Todo amor é platônico
Quem nunca passou dias, semanas, meses ou até anos admirando de longe uma pessoa sem nunca arriscar uma palavra, gesto ou declaração de amor?
Minha adolescência foi recheada de amores assim.
Eu olhava aquelas meninas de longe e ficava imaginando mil cenários, encontros românticos, cheios de luzes, músicas e promessas de amor eterno (sim, eu sou um romântico enrustido). Eu ouvia músicas que falavam de amores impossíveis (na época, Leandro & Leonardo) e sofria pela rejeição que passava.
Numa dessas experiências contei para um amigo sobre uma menina. Ele gostava de me provocar e fez o favor de contar para ela. Meu mundo caiu, pois a menina (que sempre ficava andando pra lá e pra cá no pátio da escola) começou a olhar pra mim. Minha autoestima de rato branco de laboratório fez o favor de perturbar o andar da carruagem. Eu pensava que ela estava caçoando de mim. Passei a fugir dela como o diabo foge da cruz. Eu era tímido, não sabia como reagir!

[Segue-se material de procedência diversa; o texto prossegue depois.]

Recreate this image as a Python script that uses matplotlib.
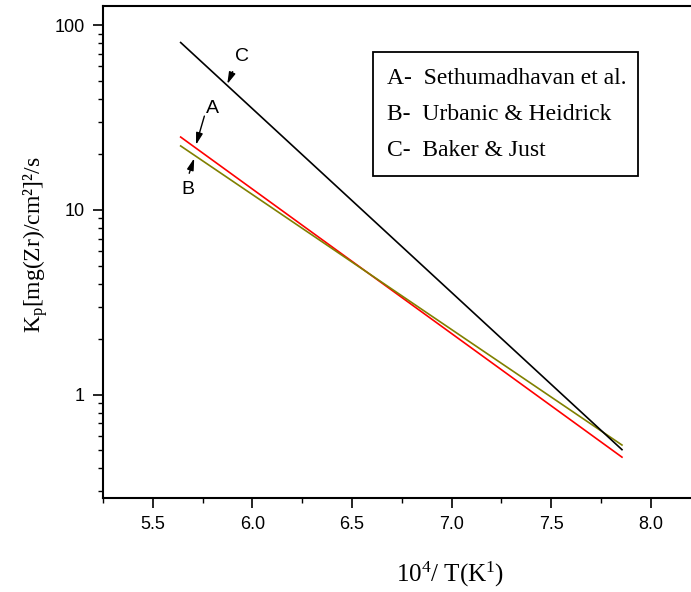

Essa experiência me fez chegar numa conclusão (tinha 13 anos), que eu preferia a menina que estava na minha cabeça do que a menina de verdade.
O tempo passou e agora posso formular melhor esse pensamento: no final das contas sempre nos apaixonamos pela pessoa que está na nossa cabeça. Raramente pela pessoa real!
Olhe para uma foto da pessoa que você ama, a do Facebook por exemplo. Talvez lembre do sentimento das primeiras vezes viu a foto: a esperança, o frio na barriga, o suspense e um monte de sonhos. Alimentamos uma relação que sequer se concretizou. Com o passar do tempo essa foto toma outras feições e se o relacionamento acaba, nem conseguimos olhar para a foto.
O que mudou, a foto ou nosso olhar?
Com certeza não foi a foto ou a pessoa, mas nossos olhos que mudaram.
Isso me faz pensar que essa é a origem para as maiores mágoas, decepções e brigar que um casal enfrenta. Não brigamos com a pessoa real, mas com a imagem ideal que guardamos dela versus a imagem real.
Fantasiamos que a pessoa deva reagir de um jeito e ela reage de outro. Não aceitamos essa incoerência e brigamos com o outro sem muitas explicações.
A pessoa, tal como é, sempre contraria nossas fantasias mais secretas.
Nossos sonhos platônicos nunca incluem dinheiro, logística, mau humor e contratempos. Tudo é um encaixe perfeito.
Quando aquela menina passou a me olhar eu fui tirado de minha sensação confortável. Meu controle acabou e eu já não podia manipular sua imagem como eu queria. No dia que estava feliz eu imaginava ela correspondendo aos meus beijos (que eu nem sabia como dava), mas no dia que eu estava triste fantasiava ela me deixando.
Isso não muda muito quando estamos com uma pessoa real. Olhamos nela o que há em nós. Isso se chama projeção, pois os óculos que usamos delimita aquilo que conseguimos enxergar. Podemos nos sentir perseguidos com um simples “Bom dia!” e amados com um “me deixa em paz!”. Nossos ouvidos emocionais só captam aquilo que queremos.
“Isso quer dizer que não amo meu namorado de verdade, Fred?”
Sim, ama, mas o namorado que você inventou na sua cabeça. Se você amasse seu namorado real, dificilmente iria se decepcionar, magoar ou surpreender com alguma atitude dele. No seu mundo ideal tudo está sob o controle de seus desejos e toda as carências são atendidas sem hesitação. Porque é natural que tudo mude, no entanto queremos que elas fiquem iguais e inabaláveis.
Quando deixamos uma pessoa e entramos em outro relacionamento apenas transferimos as expectativas de um corpo para outro na esperança que aquela pessoa se encaixe em nosso amor platônico ideal.
Então, não importa se você fica ou vai com aquela pessoa ou a outra, é a sua fôrma emocional que está com problemas…
Freud tem uma frase que resume esse pensamento: “o mundo não é um berçário”
Portanto, se você quer viver uma experiência real de amor saia de sua cabeça e se apaixone por uma pessoa que não seja você mesmo.